:: WHAT THE TASK ASKS ::
Copy all the data exactly, except the pictures.

:: SUPPLIED DATA ::

..............................

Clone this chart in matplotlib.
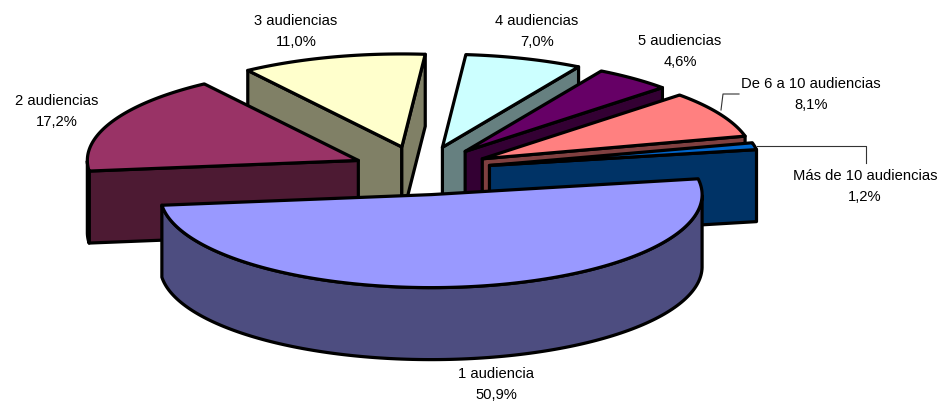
import numpy as np
import matplotlib
matplotlib.use("Agg")
import matplotlib.pyplot as plt
from matplotlib.patches import Polygon

labels = ["1 audiencia", "2 audiencias", "3 audiencias", "4 audiencias",
          "5 audiencias", "De 6 a 10 audiencias", "Más de 10 audiencias"]
values = [50.9, 17.2, 11.0, 7.0, 4.6, 8.1, 1.2]
value_text = ["50,9%", "17,2%", "11,0%", "7,0%", "4,6%", "8,1%", "1,2%"]
top_colors = ["#9999FF", "#993366", "#FFFFCC", "#CCFFFF", "#660066", "#FF8080", "#0066CC"]
side_colors = ["#4D4D80", "#4D1A33", "#808066", "#668080", "#330033", "#804040", "#003366"]
label_pos = [(496, 384.5), (57, 111.5), (296, 31.5), (537, 31.5), (680, 51.5), (811, 94.5), (865, 186.5)]
draw_order = [2, 1, 3, 4, 5, 6, 0]
nudge_x = [1, 3, 0, 1, 1, 0, 0]

W, H = 943, 403
CX, CY = 420, 170.5
RX, RY = 271, 93
DEPTH = 72
EXPLODE = 71
START = 9.8

fig = plt.figure(figsize=(W / 100, H / 100), dpi=100)
ax = fig.add_axes([0, 0, 1, 1])
ax.set_xlim(0, W)
ax.set_ylim(H, 0)
ax.axis("off")

fractions = np.array(values) / sum(values)
ends = START - 360 * np.cumsum(fractions)
starts = np.concatenate([[START], ends[:-1]])


def pt(t, ox, oy, r=1.0):
    a = np.radians(t)
    return ox + r * RX * np.cos(a), oy - r * RY * np.sin(a)


def face(pts, color, z):
    ax.add_patch(Polygon(pts, closed=True, facecolor=color, edgecolor="black",
                         linewidth=2.3, joinstyle="round", zorder=z))


for z, i in enumerate(draw_order):
    t1, t2 = starts[i], ends[i]
    mid = np.radians((t1 + t2) / 2)
    ox = CX + EXPLODE * np.cos(mid) + nudge_x[i]
    oy = CY - EXPLODE * RY / RX * np.sin(mid)
    arc = np.linspace(t1, t2, 160)
    ax_, ay_ = pt(arc, ox, oy)

    # radial cut faces
    if np.cos(np.radians(t1)) < 0:
        x, y = pt(t1, ox, oy)
        face([(ox, oy), (x, y), (x, y + DEPTH), (ox, oy + DEPTH)], side_colors[i], z * 3)
    if np.cos(np.radians(t2)) > 0:
        x, y = pt(t2, ox, oy)
        face([(ox, oy), (x, y), (x, y + DEPTH), (ox, oy + DEPTH)], side_colors[i], z * 3)

    # outer rim (front half only)
    vis = np.sin(np.radians(arc)) <= 0
    if vis.any():
        rx_, ry_ = ax_[vis], ay_[vis]
        pts = list(zip(rx_, ry_)) + list(zip(rx_[::-1], ry_[::-1] + DEPTH))
        face(pts, side_colors[i], z * 3 + 1)

    # top face
    face([(ox, oy)] + list(zip(ax_, ay_)), top_colors[i], z * 3 + 2)

for name, val, (x, y) in zip(labels, value_text, label_pos):
    ax.text(x, y, f"{name}\n{val}", ha="center", va="center", fontsize=10.6,
            family="Liberation Sans", color="black", linespacing=1.63, zorder=50)

# leader lines
ax.plot([721, 723, 739], [110, 94, 94], color="#333333", lw=0.8, zorder=60)
ax.plot([757, 866, 866], [146, 146, 163], color="#333333", lw=0.8, zorder=60)

fig.savefig("out.png", dpi=100)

..............................

:: TASK SOLUTION ::
Clone this chart in matplotlib.
import numpy as np
import matplotlib
matplotlib.use("Agg")
import matplotlib.pyplot as plt
from matplotlib.patches import Polygon

labels = ["1 audiencia", "2 audiencias", "3 audiencias", "4 audiencias",
          "5 audiencias", "De 6 a 10 audiencias", "Más de 10 audiencias"]
values = [50.9, 17.2, 11.0, 7.0, 4.6, 8.1, 1.2]
value_text = ["50,9%", "17,2%", "11,0%", "7,0%", "4,6%", "8,1%", "1,2%"]
top_colors = ["#9999FF", "#993366", "#FFFFCC", "#CCFFFF", "#660066", "#FF8080", "#0066CC"]
side_colors = ["#4D4D80", "#4D1A33", "#808066", "#668080", "#330033", "#804040", "#003366"]
label_pos = [(496, 384.5), (57, 111.5), (296, 31.5), (537, 31.5), (680, 51.5), (811, 94.5), (865, 186.5)]
draw_order = [2, 1, 3, 4, 5, 6, 0]
nudge_x = [1, 3, 0, 1, 1, 0, 0]

W, H = 943, 403
CX, CY = 420, 170.5
RX, RY = 271, 93
DEPTH = 72
EXPLODE = 71
START = 9.8

fig = plt.figure(figsize=(W / 100, H / 100), dpi=100)
ax = fig.add_axes([0, 0, 1, 1])
ax.set_xlim(0, W)
ax.set_ylim(H, 0)
ax.axis("off")

fractions = np.array(values) / sum(values)
ends = START - 360 * np.cumsum(fractions)
starts = np.concatenate([[START], ends[:-1]])


def pt(t, ox, oy, r=1.0):
    a = np.radians(t)
    return ox + r * RX * np.cos(a), oy - r * RY * np.sin(a)


def face(pts, color, z):
    ax.add_patch(Polygon(pts, closed=True, facecolor=color, edgecolor="black",
                         linewidth=2.3, joinstyle="round", zorder=z))


for z, i in enumerate(draw_order):
    t1, t2 = starts[i], ends[i]
    mid = np.radians((t1 + t2) / 2)
    ox = CX + EXPLODE * np.cos(mid) + nudge_x[i]
    oy = CY - EXPLODE * RY / RX * np.sin(mid)
    arc = np.linspace(t1, t2, 160)
    ax_, ay_ = pt(arc, ox, oy)

    # radial cut faces
    if np.cos(np.radians(t1)) < 0:
        x, y = pt(t1, ox, oy)
        face([(ox, oy), (x, y), (x, y + DEPTH), (ox, oy + DEPTH)], side_colors[i], z * 3)
    if np.cos(np.radians(t2)) > 0:
        x, y = pt(t2, ox, oy)
        face([(ox, oy), (x, y), (x, y + DEPTH), (ox, oy + DEPTH)], side_colors[i], z * 3)

    # outer rim (front half only)
    vis = np.sin(np.radians(arc)) <= 0
    if vis.any():
        rx_, ry_ = ax_[vis], ay_[vis]
        pts = list(zip(rx_, ry_)) + list(zip(rx_[::-1], ry_[::-1] + DEPTH))
        face(pts, side_colors[i], z * 3 + 1)

    # top face
    face([(ox, oy)] + list(zip(ax_, ay_)), top_colors[i], z * 3 + 2)

for name, val, (x, y) in zip(labels, value_text, label_pos):
    ax.text(x, y, f"{name}\n{val}", ha="center", va="center", fontsize=10.6,
            family="Liberation Sans", color="black", linespacing=1.63, zorder=50)

# leader lines
ax.plot([721, 723, 739], [110, 94, 94], color="#333333", lw=0.8, zorder=60)
ax.plot([757, 866, 866], [146, 146, 163], color="#333333", lw=0.8, zorder=60)

fig.savefig("out.png", dpi=100)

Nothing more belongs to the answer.